Do not use URL encoding as a general payload format. URL encoding is designed for URLs and form-like data. It keeps reserved URL characters from being interpreted as separators, but it does not make data private or structured.
Do not Base64 encode a value just because it contains special characters. If the value is going into a URL parameter, URL encoding is usually the correct first choice.
If the same value passes through URL, JSON, and HTML contexts, avoid stacking multiple encodings by default. Confirm where the value will appear next, then apply only the encoding required for that context.

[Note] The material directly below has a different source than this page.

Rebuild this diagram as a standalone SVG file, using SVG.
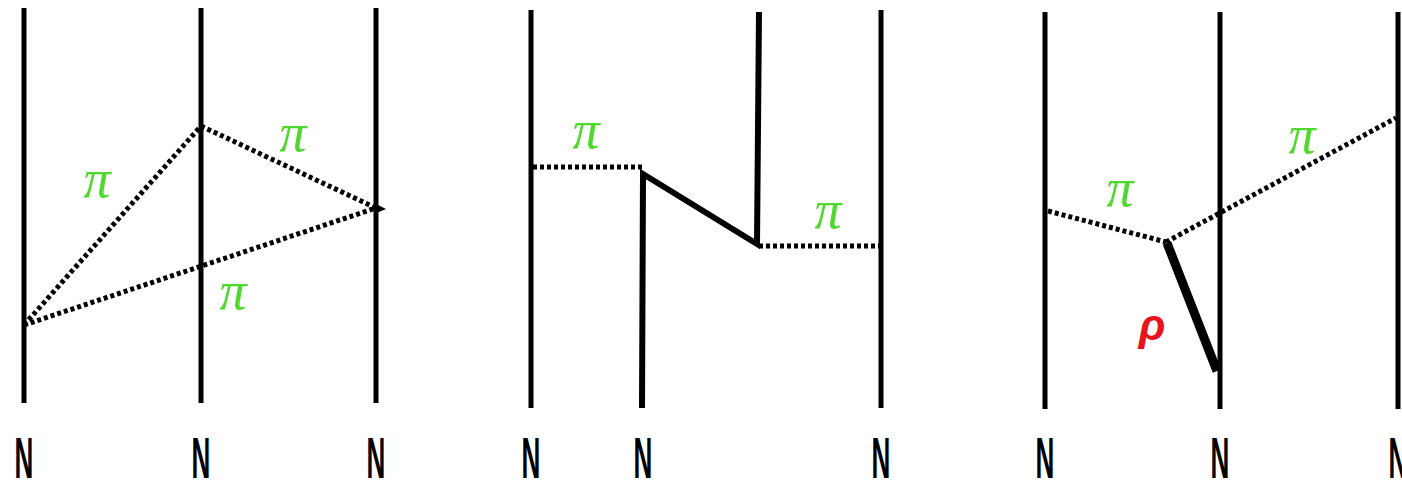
<svg xmlns="http://www.w3.org/2000/svg" width="1402" height="491" viewBox="0 0 1402 491">
<style>
.n{stroke:#000;stroke-width:5;fill:none;stroke-linecap:butt}
.d{stroke:#000;stroke-width:5;fill:none;stroke-dasharray:4 3}
.t{stroke:#000;stroke-width:6;fill:none;stroke-linejoin:miter}
.r{stroke:#000;stroke-width:9;fill:none}
.pi{font-family:"Liberation Serif",serif;font-size:54px;font-style:italic;fill:#4fd82d}
.rho{font-family:"Liberation Sans",sans-serif;font-size:44px;font-weight:bold;font-style:italic;fill:#e8141c}
.N{font-family:"Liberation Sans",sans-serif;font-size:58px;font-weight:bold;fill:#000}
</style>
<rect width="1402" height="491" fill="#fff"/>
<g id="panel1-nucleons">
<line class="n" x1="24" y1="8" x2="24" y2="403"/>
<line class="n" x1="201" y1="8" x2="201" y2="403"/>
<line class="n" x1="376" y1="8" x2="376" y2="403"/>
</g>
<g id="panel2-nucleons">
<line class="n" x1="531" y1="10" x2="531" y2="408"/>
<polyline class="t" points="642,408 643,174 757,244 759,12"/>
<line class="n" x1="881" y1="10" x2="881" y2="408"/>
</g>
<g id="panel3-nucleons">
<line class="n" x1="1045" y1="12" x2="1045" y2="409"/>
<line class="n" x1="1220" y1="12" x2="1220" y2="409"/>
<line class="n" x1="1398" y1="12" x2="1398" y2="409"/>
</g>
<g id="connectors">
<line class="d" x1="24" y1="325" x2="201" y2="126"/>
<line class="d" x1="201" y1="126" x2="376" y2="208"/>
<line class="d" x1="24" y1="325" x2="376" y2="208"/>
<polygon points="374,203 386,209 374,214" fill="#000"/>
<line class="d" x1="533" y1="167" x2="642" y2="167"/>
<line class="d" x1="759" y1="246" x2="879" y2="246"/>
<line class="d" x1="1048" y1="211" x2="1166" y2="242"/>
<line class="d" x1="1166" y1="242" x2="1396" y2="118"/>
<line class="r" x1="1167" y1="243" x2="1217" y2="371"/>
</g>
<g id="labels">
<text class="pi" x="97" y="197" text-anchor="middle">π</text>
<text class="pi" x="293" y="151" text-anchor="middle">π</text>
<text class="pi" x="233" y="309" text-anchor="middle">π</text>
<text class="pi" x="586" y="148" text-anchor="middle">π</text>
<text class="pi" x="828" y="228" text-anchor="middle">π</text>
<text class="pi" x="1120" y="206" text-anchor="middle">π</text>
<text class="pi" x="1302" y="153" text-anchor="middle">π</text>
<text class="rho" x="1152" y="340" text-anchor="middle">ρ</text>
</g>
<g id="N-labels">
<text class="N" transform="translate(24,478) scale(0.45,1)" text-anchor="middle">N</text>
<text class="N" transform="translate(201,478) scale(0.45,1)" text-anchor="middle">N</text>
<text class="N" transform="translate(376,478) scale(0.45,1)" text-anchor="middle">N</text>
<text class="N" transform="translate(531,478) scale(0.45,1)" text-anchor="middle">N</text>
<text class="N" transform="translate(643,478) scale(0.45,1)" text-anchor="middle">N</text>
<text class="N" transform="translate(881,478) scale(0.45,1)" text-anchor="middle">N</text>
<text class="N" transform="translate(1045,478) scale(0.45,1)" text-anchor="middle">N</text>
<text class="N" transform="translate(1220,478) scale(0.45,1)" text-anchor="middle">N</text>
<text class="N" transform="translate(1398,478) scale(0.45,1)" text-anchor="middle">N</text>
</g>
</svg>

Decide whether the value should be exposed before encoding
Encoding is not a security boundary. Avoid pasting production secrets, long-lived API keys, access tokens, or private user data into any browser tool unless you are sure the data is safe to inspect.
FAQ
Is Base64 safer than URL encoding?
No. Base64 and URL encoding solve transport problems, not security problems. Anyone who sees a Base64 value can decode it.
Should I URL encode a Base64 string?
Sometimes. If a Base64 value appears inside a URL, characters such as plus signs, slashes, and equals signs may need URL encoding.
Which encoding should I use for query parameters?
Use URL encoding for query parameters. It is designed to keep spaces, ampersands, equal signs, and other reserved characters from breaking the URL structure.
Which encoding should I use for API payload fields?
Follow the API documentation. Use Base64 only when the API explicitly asks for Base64 text. Otherwise, send normal JSON or the documented field format.